The ANMF (Vic Branch) has welcomed the Andrews Government’s announcement of $13.2 million additional funding to help meet the growing demand for many public maternity services in Victoria.
There has been an unexpected increase in births in Victoria, with an additional 1,423 births between April and August 2021 compared to the same period in 2020. In some growth areas of Victoria, health services are expecting up to 20 per cent more births than in 2020.
ANMF has been meeting with ANMF midwifery members, health services, Safer Care Victoria and the Victorian Department of Health to advance immediate and longer-term initiatives to address the staffing challenges.
Health Minister Martin Foley announced on 9 July 2021 the additional funding would be spent on an extra 175 (full time equivalent) staff at 38 health services across Victoria.
It can be used to increase the night shift postnatal ward ratio, implementation of registered undergraduate students of midwifery (RUSOM) models – above the ratios, and an additional appropriately skilled nurse or midwife to assist with unwell neonates on the ward.
Funding can also be used to create better systems to fill unplanned vacancies. For example, ANMF recommended (based on the experience of Western Health) a dedicated midwifery allocations officer who could call midwives individually rather than sending text messages to all midwives, which was fuelling anxiety.
The funding is to be spent over the next six months and the initiatives will be evaluated to inform longer-term strategies. ANMF organisers together with Job Reps will be meeting with their services management to implement strategies funded by their services allocation. The government required maternity services to report to the Department of Health by 31 July on how the funding would be spent.

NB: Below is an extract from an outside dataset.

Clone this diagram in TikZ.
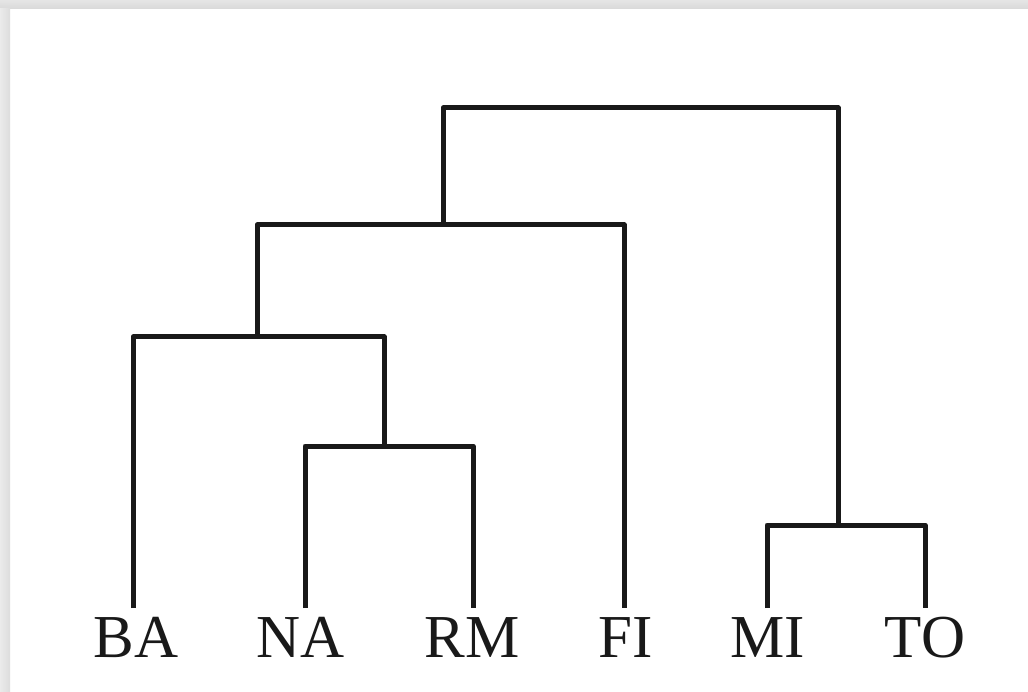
\documentclass[tikz,border=0pt]{standalone}
\usepackage{fontspec}
\setmainfont{Liberation Serif}
\begin{document}
\begin{tikzpicture}[x=1pt,y=-1pt,
  branch/.style={line width=5pt, line join=round, black!90},
  lbl/.style={font=\fontsize{61}{61}\selectfont, inner sep=0pt, anchor=base, text=black!90}]
\useasboundingbox (0,0) rectangle (1028,692);
\fill[white] (0,0) rectangle (1028,692);
% card shadow
\shade[top color=gray!20, bottom color=gray!30] (0,0) rectangle (1028,9);
\shade[left color=gray!16, right color=gray!27] (0,9) rectangle (10,692);
% labels
\node[lbl] (BA) at (136,657) {BA};
\node[lbl] (NA) at (301,657) {NA};
\node[lbl] (RM) at (472,657) {RM};
\node[lbl] (FI) at (626,657) {FI};
\node[lbl] (MI) at (768,657) {MI};
\node[lbl] (TO) at (925,657) {TO};
% leaf tops
\coordinate (lBA) at (133,608);
\coordinate (lNA) at (305,608);
\coordinate (lRM) at (473,608);
\coordinate (lFI) at (624,608);
\coordinate (lMI) at (767,608);
\coordinate (lTO) at (925,608);
% joins
\coordinate (n1) at (384,446);
\coordinate (n2) at (257,337);
\coordinate (n3) at (443,225);
\coordinate (n4) at (838,525);
\coordinate (n5) at (640,108);
% branches
\draw[branch] (lNA) |- (n1) -| (lRM);
\draw[branch] (lBA) |- (n2) -| (n1);
\draw[branch] (n2) |- (n3) -| (lFI);
\draw[branch] (lMI) |- (n4) -| (lTO);
\draw[branch] (n3) |- (n5) -| (n4);
\end{tikzpicture}
\end{document}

ANMF (Vic Branch) Secretary Lisa Fitzpatrick said Mr Foley had listened to midwives and the ANMF, and the ANMF was cautiously optimistic that the funding would resolve the workload issues. However evaluation will be a critical part of the process.
Ms Fitzpatrick said the ANMF and the government were working to build midwifery workforce capacity through the government’s 2018 election commitment $50 million workforce development fund and the ANMF’s $750,000 annual fee grants for post-graduate study. This financial year the ANMF annual grant funding had provided $123,031 to support a further 20 nurses across metropolitan and regional Victoria to undertake postgraduate studies in midwifery.